### [Set problem]
Locate the string "matplotlib" throughout the material and copy every line in which it occurs.

Records from a collection
┌──

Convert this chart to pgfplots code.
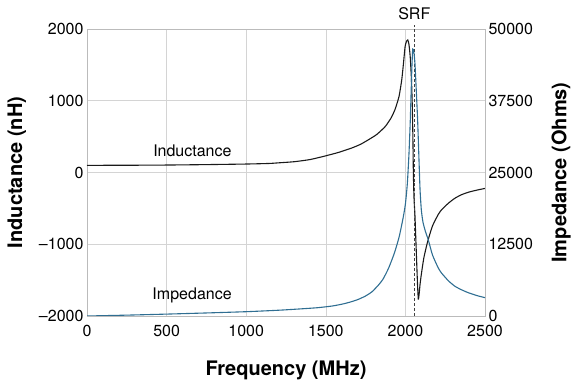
\documentclass[border=0pt]{standalone}
\usepackage{fontspec}
\setmainfont{TeX Gyre Heros}
\usepackage{pgfplots}
\pgfplotsset{compat=1.18}
\definecolor{indc}{HTML}{1A1A1A}
\definecolor{impc}{HTML}{2F6E92}
\definecolor{gridc}{HTML}{D4D4D4}
\definecolor{framec}{HTML}{BBBBBB}
\newcommand{\tickf}{\fontsize{16bp}{19bp}\selectfont}
\newcommand{\labf}{\fontsize{20bp}{24bp}\selectfont\bfseries}
\begin{document}
\begin{tikzpicture}
\path[use as bounding box] (0,0) rectangle (577bp,386bp);
\begin{axis}[
  at={(87bp,70bp)}, anchor=south west,
  scale only axis, width=398bp, height=287bp,
  xmin=0, xmax=2500, ymin=-2000, ymax=2000,
  xtick={0,500,1000,1500,2000,2500},
  xticklabels={0,500,1000,1500,2000,2500},
  ytick={-2000,-1000,0,1000,2000},
  yticklabels={\textendash2000,\textendash1000,0,1000,2000},
  scaled ticks=false,
  grid=major, grid style={gridc, line width=0.6bp},
  axis line style={framec, line width=0.8bp},
  major tick length=0,
  tick label style={font=\tickf, text=black},
  xticklabel style={yshift=-6bp},
  xlabel={Frequency (MHz)},
  ylabel={Inductance (nH)},
  xlabel style={font=\labf, at={(axis description cs:0.5,-0.188)}, anchor=center},
  ylabel style={font=\labf, at={(axis description cs:-0.176,0.5)}, anchor=center},
  clip=false,
]
\addplot[indc, line width=1.1bp, smooth, tension=0.35] coordinates {
(0,100) (250,101) (500,104) (750,110) (1000,118) (1144,126) (1206,135)
(1300,150) (1400,180) (1490,227) (1580,280) (1665,343) (1720,395)
(1769,458) (1820,530) (1873,640) (1910,760) (1935,880) (1960,1060)
(1977,1292) (1988,1523) (1998,1754) (2007,1830) (2015,1847) (2022,1790)
(2030,1620) (2038,1300) (2043,950) (2047,500) (2050,0) (2054,-350)
(2060,-600) (2065,-900) (2070,-1200) (2076,-1550) (2081,-1764)
(2086,-1700) (2092,-1560) (2100,-1420) (2115,-1200) (2130,-1050)
(2144,-930) (2170,-745) (2206,-586) (2227,-520) (2270,-428) (2310,-360)
(2350,-312) (2394,-276) (2450,-245) (2500,-222)
};
\addplot[black!75, densely dashed, line width=0.6bp] coordinates {(2054,-2000) (2054,2060)};
\node[font=\tickf] at (axis cs:662,296) {Inductance};
\node[font=\tickf] at (axis cs:660,-1718) {Impedance};
\node[font=\tickf] at (axis cs:2056,2218) {SRF};
\end{axis}
\begin{axis}[
  at={(87bp,70bp)}, anchor=south west,
  scale only axis, width=398bp, height=287bp,
  xmin=0, xmax=2500, ymin=0, ymax=50000,
  axis x line=none, axis y line*=right,
  ytick={0,12500,25000,37500,50000},
  yticklabels={0,12500,25000,37500,50000},
  scaled ticks=false,
  axis line style={framec, line width=0.8bp},
  major tick length=0,
  tick label style={font=\tickf, text=black},
  ylabel={Impedance (Ohms)},
  ylabel style={font=\labf, at={(axis description cs:1.191,0.5)}, anchor=center},
]
\addplot[impc, line width=1.1bp, smooth, tension=0.35] coordinates {
(0,0) (250,150) (500,330) (750,530) (1000,750) (1200,1000) (1331,1220)
(1450,1450) (1540,1740) (1600,2050) (1650,2400) (1700,2850) (1748,3460)
(1790,4220) (1831,5400) (1860,6450) (1894,8310) (1930,10900) (1960,13700)
(1985,17000) (2000,19500) (2012,23000) (2022,28000) (2030,33500)
(2036,39000) (2041,43500) (2046,46500) (2053,46000) (2060,44000)
(2068,39500) (2077,34000) (2085,27500) (2092,22000) (2100,18500)
(2110,16400) (2125,14800) (2144,13240) (2170,10640) (2206,8390)
(2227,7480) (2270,6135) (2310,5200) (2350,4600) (2394,4070)
(2450,3550) (2500,3200)
};
\end{axis}
\end{tikzpicture}
\end{document}
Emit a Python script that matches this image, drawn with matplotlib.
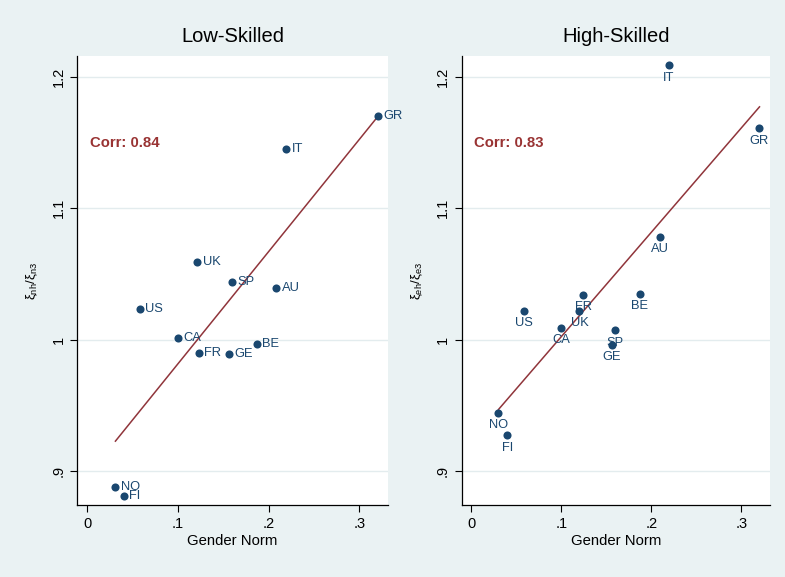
import numpy as np
import matplotlib
matplotlib.use("Agg")
import matplotlib.pyplot as plt

plt.rcParams['font.family'] = ['Liberation Sans', 'DejaVu Sans']
plt.rcParams['mathtext.fontset'] = 'custom'
plt.rcParams['mathtext.rm'] = 'Liberation Sans'
plt.rcParams['mathtext.it'] = 'Liberation Sans'

# country codes
countries = ['GR', 'IT', 'UK', 'SP', 'AU', 'US', 'CA', 'FR', 'GE', 'BE', 'NO', 'FI']
# gender norm (x) for low-skilled panel
gender_norm = [0.320, 0.219, 0.121, 0.159, 0.208, 0.058, 0.100, 0.123, 0.156, 0.187, 0.031, 0.040]
# low-skilled ratio
low_skilled = [1.170, 1.145, 1.059, 1.044, 1.039, 1.023, 1.001, 0.990, 0.989, 0.997, 0.888, 0.881]
# high-skilled panel
high_gn = [0.320, 0.219, 0.120, 0.159, 0.209, 0.058, 0.100, 0.124, 0.156, 0.187, 0.030, 0.040]
high_skilled = [1.161, 1.209, 1.022, 1.007, 1.078, 1.022, 1.009, 1.034, 0.996, 1.035, 0.944, 0.927]

corr_low = "Corr: 0.84"
corr_high = "Corr: 0.83"

navy = '#1a476f'
maroon = '#90353b'
bg = '#eaf2f3'

fig = plt.figure(figsize=(7.85, 5.77), dpi=100, facecolor=bg)
ax1 = fig.add_axes([0.0985, 0.1248, 0.3958, 0.778])
ax2 = fig.add_axes([0.588, 0.1248, 0.3927, 0.778])

panels = [
    (ax1, gender_norm, low_skilled, 'Low-Skilled', corr_low, r'$\xi_{nh}/\xi_{n3}$', 'right'),
    (ax2, high_gn, high_skilled, 'High-Skilled', corr_high, r'$\xi_{eh}/\xi_{e3}$', 'below'),
]

for ax, x, y, title, corr, ylab, pos in panels:
    x = np.array(x)
    y = np.array(y)
    ax.set_facecolor('white')
    # fitted line
    b, a = np.polyfit(x, y, 1)
    xs = np.array([x.min(), x.max()])
    ax.plot(xs, a + b * xs, color=maroon, lw=1.1, zorder=2)
    ax.scatter(x, y, s=34, color=navy, zorder=3, linewidths=0)
    for c, xi, yi in zip(countries, x, y):
        if pos == 'right':
            ax.annotate(c, (xi, yi), xytext=(4, 0), textcoords='offset points',
                        ha='left', va='center', fontsize=9.3, color=navy)
        else:
            ax.annotate(c, (xi, yi), xytext=(0, -4.5), textcoords='offset points',
                        ha='center', va='top', fontsize=9.3, color=navy)
    ax.text(0.003, 1.15, corr, color='#993333', fontsize=10.7, fontweight='bold',
            ha='left', va='center')
    ax.set_xlim(-0.011, 0.3315)
    ax.set_ylim(0.874, 1.216)
    ax.set_xticks([0, 0.1, 0.2, 0.3])
    ax.set_xticklabels(['0', '.1', '.2', '.3'])
    ax.set_yticks([0.9, 1.0, 1.1, 1.2])
    ax.set_yticklabels(['.9', '1', '1.1', '1.2'], rotation=90, va='center')
    ax.tick_params(labelsize=10.5, length=5, width=0.8, colors='black', direction='out')
    ax.grid(axis='y', color='#e3ecee', lw=1)
    ax.set_axisbelow(True)
    for s in ['top', 'right']:
        ax.spines[s].set_visible(False)
    for s in ['left', 'bottom']:
        ax.spines[s].set_color('black')
        ax.spines[s].set_linewidth(0.9)
    ax.set_title(title, fontsize=14.5, pad=10, color='black')
    ax.set_xlabel('Gender Norm', fontsize=10.7, labelpad=2)
    ax.set_ylabel(ylab, fontsize=9.5, labelpad=8)

fig.savefig('out.png', dpi=100, facecolor=bg)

└──

### [Expected answer]
Emit a Python script that matches this image, drawn with matplotlib.
import matplotlib
matplotlib.use("Agg")
import matplotlib.pyplot as plt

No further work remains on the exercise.